SUPPLIED INFORMATION -
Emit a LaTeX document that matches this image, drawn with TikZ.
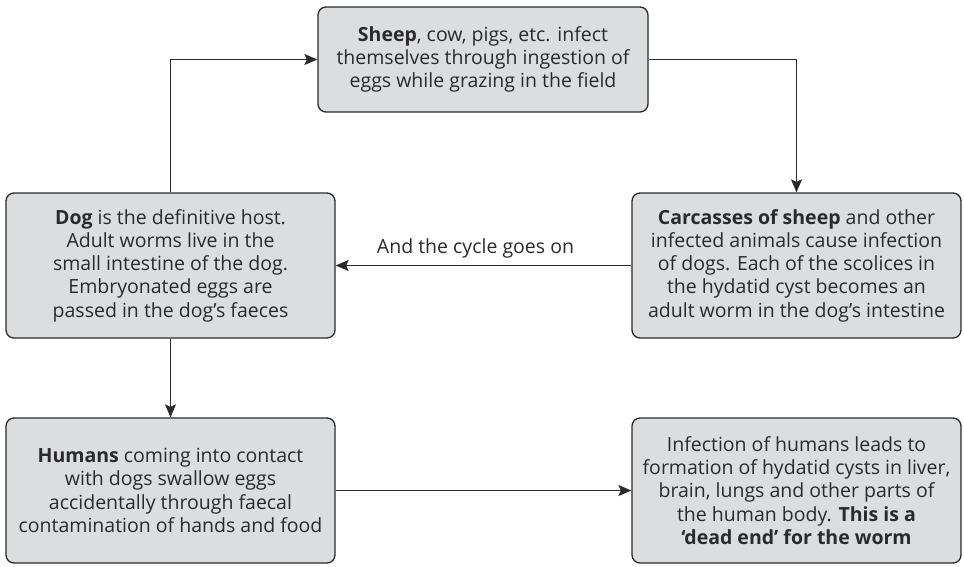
\documentclass[tikz,border=0pt]{standalone}
\usepackage{fontspec}
\setmainfont{Open Sans}
\usetikzlibrary{arrows.meta}
\definecolor{boxfill}{HTML}{DCDDDF}
\definecolor{boxline}{HTML}{2B2A2A}
\tikzset{
  stage/.style={draw=boxline, fill=boxfill, line width=1.3pt, rounded corners=8pt,
    minimum width=329pt, minimum height=145pt, inner sep=0pt, align=center,
    text=boxline},
  link/.style={draw=boxline, line width=1.3pt,
    -{Stealth[length=13pt, width=11pt, inset=2.5pt]}},
}
\begin{document}
\begin{tikzpicture}[x=1pt, y=-1pt, font=\fontsize{19.5}{23.2}\selectfont]
  \useasboundingbox (0,0) rectangle (964,566);
  % Stages of the cycle, laid out on a grid of two columns.
  \node[stage, minimum width=330pt, minimum height=105pt] (sheep) at (483,59.5)
    {\textbf{Sheep}, cow, pigs, etc. infect\\themselves through ingestion of\\eggs while grazing in the field};
  \node[stage] (dog) at (170.5,265.5)
    {\textbf{Dog} is the definitive host.\\Adult worms live in the\\small intestine of the dog.\\Embryonated eggs are\\passed in the dog’s faeces};
  \node[stage] (carcass) at (796.5,265.5)
    {\textbf{Carcasses of sheep} and other\\infected animals cause infection\\of dogs. Each of the scolices in\\the hydatid cyst becomes an\\adult worm in the dog’s intestine};
  \node[stage] (humans) at (170.5,490.5)
    {\textbf{Humans} coming into contact\\with dogs swallow eggs\\accidentally through faecal\\contamination of hands and food};
  \node[stage] (deadend) at (796.5,490.5)
    {Infection of humans leads to\\formation of hydatid cysts in liver,\\brain, lungs and other parts of\\the human body. \textbf{This is a}\\\textbf{‘dead end’ for the worm}};
  % Connectors: the closed cycle, then the branch into humans.
  \draw[link] (dog.north) |- (sheep.west);
  \draw[link] (sheep.east) -| (carcass.north);
  \draw[link] (carcass.west) -- node[above=3pt, xshift=-8pt, text=boxline] (cyclelabel) {And the cycle goes on} (dog.east);
  \draw[link] (dog.south) -- (humans.north);
  \draw[link] (humans.east) -- (deadend.west);
\end{tikzpicture}
\end{document}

EXERCISE AIM - Leave out all pictures, then copy the remaining material exactly.

FULL RESPONSE -
Emit a LaTeX document that matches this image, drawn with TikZ.
\documentclass[tikz,border=0pt]{standalone}
\usepackage{fontspec}
\setmainfont{Open Sans}
\usetikzlibrary{arrows.meta}
\definecolor{boxfill}{HTML}{DCDDDF}
\definecolor{boxline}{HTML}{2B2A2A}
\tikzset{
  stage/.style={draw=boxline, fill=boxfill, line width=1.3pt, rounded corners=8pt,
    minimum width=329pt, minimum height=145pt, inner sep=0pt, align=center,
    text=boxline},
  link/.style={draw=boxline, line width=1.3pt,
    -{Stealth[length=13pt, width=11pt, inset=2.5pt]}},
}
\begin{document}
\begin{tikzpicture}[x=1pt, y=-1pt, font=\fontsize{19.5}{23.2}\selectfont]
  \useasboundingbox (0,0) rectangle (964,566);
  % Stages of the cycle, laid out on a grid of two columns.
  \node[stage, minimum width=330pt, minimum height=105pt] (sheep) at (483,59.5)
    {\textbf{Sheep}, cow, pigs, etc. infect\\themselves through ingestion of\\eggs while grazing in the field};
  \node[stage] (dog) at (170.5,265.5)
    {\textbf{Dog} is the definitive host.\\Adult worms live in the\\small intestine of the dog.\\Embryonated eggs are\\passed in the dog’s faeces};
  \node[stage] (carcass) at (796.5,265.5)
    {\textbf{Carcasses of sheep} and other\\infected animals cause infection\\of dogs. Each of the scolices in\\the hydatid cyst becomes an\\adult worm in the dog’s intestine};
  \node[stage] (humans) at (170.5,490.5)
    {\textbf{Humans} coming into contact\\with dogs swallow eggs\\accidentally through faecal\\contamination of hands and food};
  \node[stage] (deadend) at (796.5,490.5)
    {Infection of humans leads to\\formation of hydatid cysts in liver,\\brain, lungs and other parts of\\the human body. \textbf{This is a}\\\textbf{‘dead end’ for the worm}};
  % Connectors: the closed cycle, then the branch into humans.
  \draw[link] (dog.north) |- (sheep.west);
  \draw[link] (sheep.east) -| (carcass.north);
  \draw[link] (carcass.west) -- node[above=3pt, xshift=-8pt, text=boxline] (cyclelabel) {And the cycle goes on} (dog.east);
  \draw[link] (dog.south) -- (humans.north);
  \draw[link] (humans.east) -- (deadend.west);
\end{tikzpicture}
\end{document}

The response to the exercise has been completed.